Selling Fish (Sitamarhi, India)
At the street fish market, achieved meanings rely on performance. Fishmongers rely on highly performative acts of communication to convince buyers that their stock is fresh.
Culture and Society as systems of and for meanings.
Our theoretical foundation rests on the premise that meanings and everyday life emerge through communication and interaction, and these meanings, in turn, constitute culture and knowledge. This mutually constitutive relationship between meaning and culture, and the social world guides all our research.
We apply this framework across diverse research problems, tracing how meanings develop, circulate, transform, and solidify in social life. For example, we examine health-related meaning-making, exploring how culturally situated knowledge systems shape understandings of health and guide healthcare decisions. We also analyse how everyday language and discourse organize collective interpretations of social realities.
A special area of interest is marginality and inequality. Here, we investigate how disadvantage is produced, represented, and reproduced through communication and cultural meaning systems. Our work has examined representations of poverty in the UK and India, the stigma surrounding homelessness in the UK, and beliefs towards schools in deprived communities to show how meanings and experiences are collectively shaped. Current projects are grounded in the cultural contexts of the Indian subcontinent, China, and the Arab world.

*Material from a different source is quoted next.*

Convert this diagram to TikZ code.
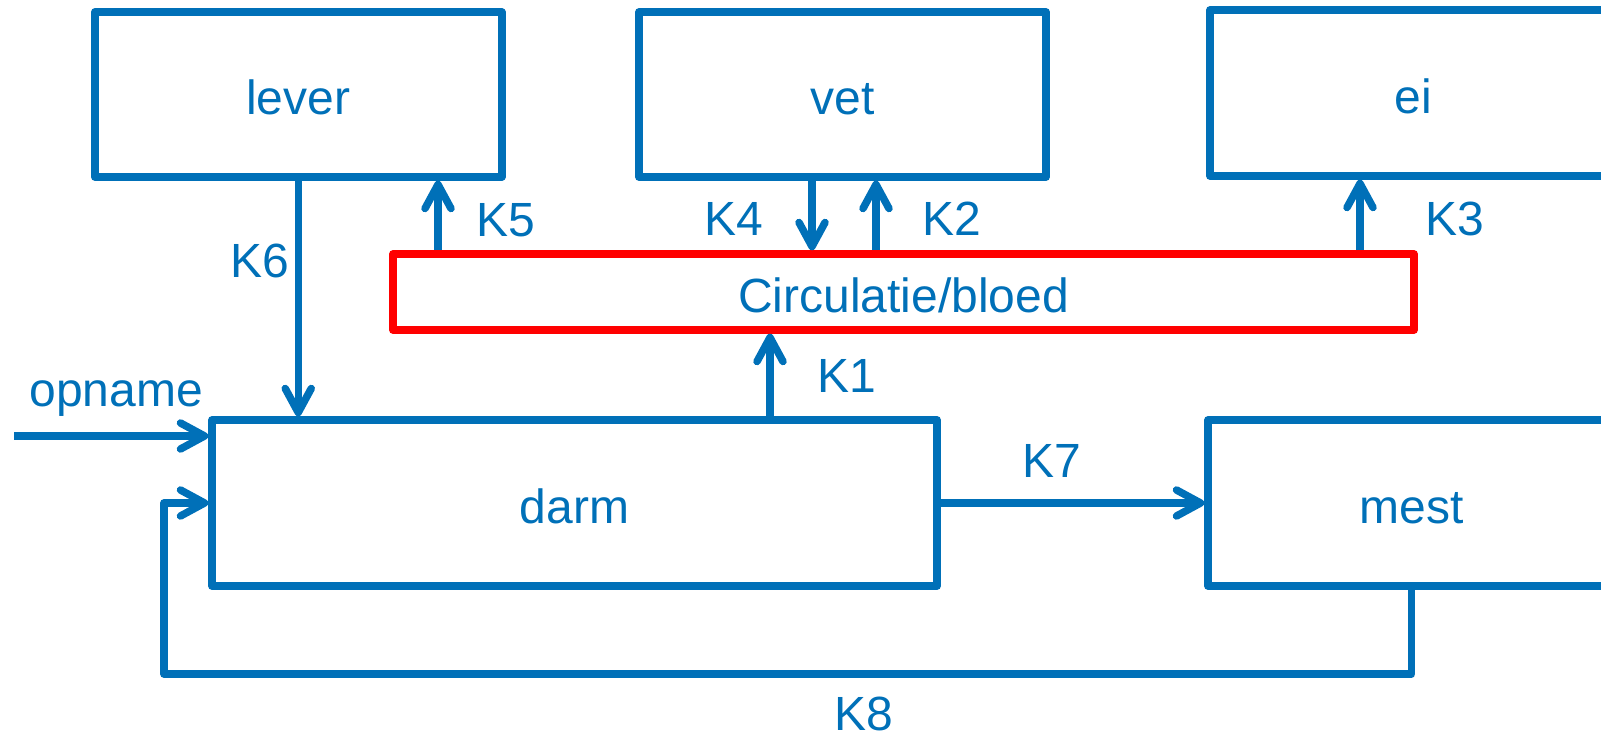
\documentclass[tikz,border=0pt]{standalone}
\usepackage{fontspec}
\setmainfont{Liberation Sans}
\usetikzlibrary{arrows.meta}
\definecolor{myblue}{RGB}{0,112,184}
\definecolor{myred}{RGB}{255,0,0}
\begin{document}
\begin{tikzpicture}[x=0.5pt,y=-0.5pt,
  lbl/.style={text=myblue,font=\fontsize{24}{29}\selectfont,inner sep=0pt,anchor=base west},
  box/.style={draw=myblue,line width=3.75pt,line join=round,inner sep=0pt,
    text=myblue,font=\fontsize{24}{29}\selectfont,text height=20.5pt,text depth=0pt,
    minimum width=203.5pt,minimum height=82.5pt},
  redbox/.style={box,draw=myred,minimum width=510.5pt,minimum height=38pt},
  widebox/.style={box,minimum width=362.5pt,minimum height=83pt},
  arr/.style={draw=myblue,line width=3.75pt,line join=round,
    -{Straight Barb[length=12pt,width=13pt,round]}}]
\useasboundingbox (0,0) rectangle (1601,738);
\clip (0,0) rectangle (1601,738);
% boxes
\node[box] (lever) at (298.25,94.5) {lever};
\node[box] (vet) at (842.5,94.5) {vet};
\node[box,minimum height=83pt] (ei) at (1413.5,93) {ei};
\node[redbox] (blood) at (903.5,292) {Circulatie/bloed};
\node[widebox] (darm) at (574.5,503) {darm};
\node[box,minimum height=83pt] (mest) at (1411.5,503) {mest};
% helper coordinates
\coordinate (x5) at (438,0);
\coordinate (x4) at (812,0);
\coordinate (x2) at (876,0);
\coordinate (x3) at (1360,0);
\coordinate (x1) at (770,0);
\coordinate (op) at (14,436);
\coordinate (k8) at (164,674);
% connectors
\draw[arr] (lever.south) -- (lever.south |- darm.north);
\draw[arr] (x5 |- blood.north) -- (x5 |- lever.south);
\draw[arr] (x4 |- vet.south) -- (x4 |- blood.north);
\draw[arr] (x2 |- blood.north) -- (x2 |- vet.south);
\draw[arr] (x3 |- blood.north) -- (x3 |- ei.south);
\draw[arr] (x1 |- darm.north) -- (x1 |- blood.south);
\draw[arr] (op) -- (op -| darm.west);
\draw[arr] (darm.east) -- (darm.east -| mest.west);
\draw[arr] (mest.south) |- (k8) |- (darm.west);
% labels
\node[lbl] (lk6) at (230,277) {K6};
\node[lbl] (lk5) at (476,236) {K5};
\node[lbl] (lk4) at (704,235) {K4};
\node[lbl] (lk2) at (922,235) {K2};
\node[lbl] (lk3) at (1425,235) {K3};
\node[lbl] (lk1) at (817,392) {K1};
\node[lbl] (lk7) at (1022,477) {K7};
\node[lbl] (lk8) at (834,730) {K8};
\node[lbl] (lop) at (29,406) {opname};
\end{tikzpicture}
\end{document}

Methodologically, we operate at the intersection of cultural and social psychology and constantly reflect if our tools fit the contexts which we study. Our approach is interdisciplinary, drawing on both qualitative and quantitative methods, including time series analysis. We are particularly interested in developing novel approaches that enable collective-level analysis that capture shared meanings and experiences. This has led us to focus on the large-scale analysis of micro-texts, where we trace how meanings circulate and solidify across communicative contexts.
We aim to advance both theoretical understanding of culture-meaning dynamics and empirical insights into how collective meaning systems shape lived experience and social inequality.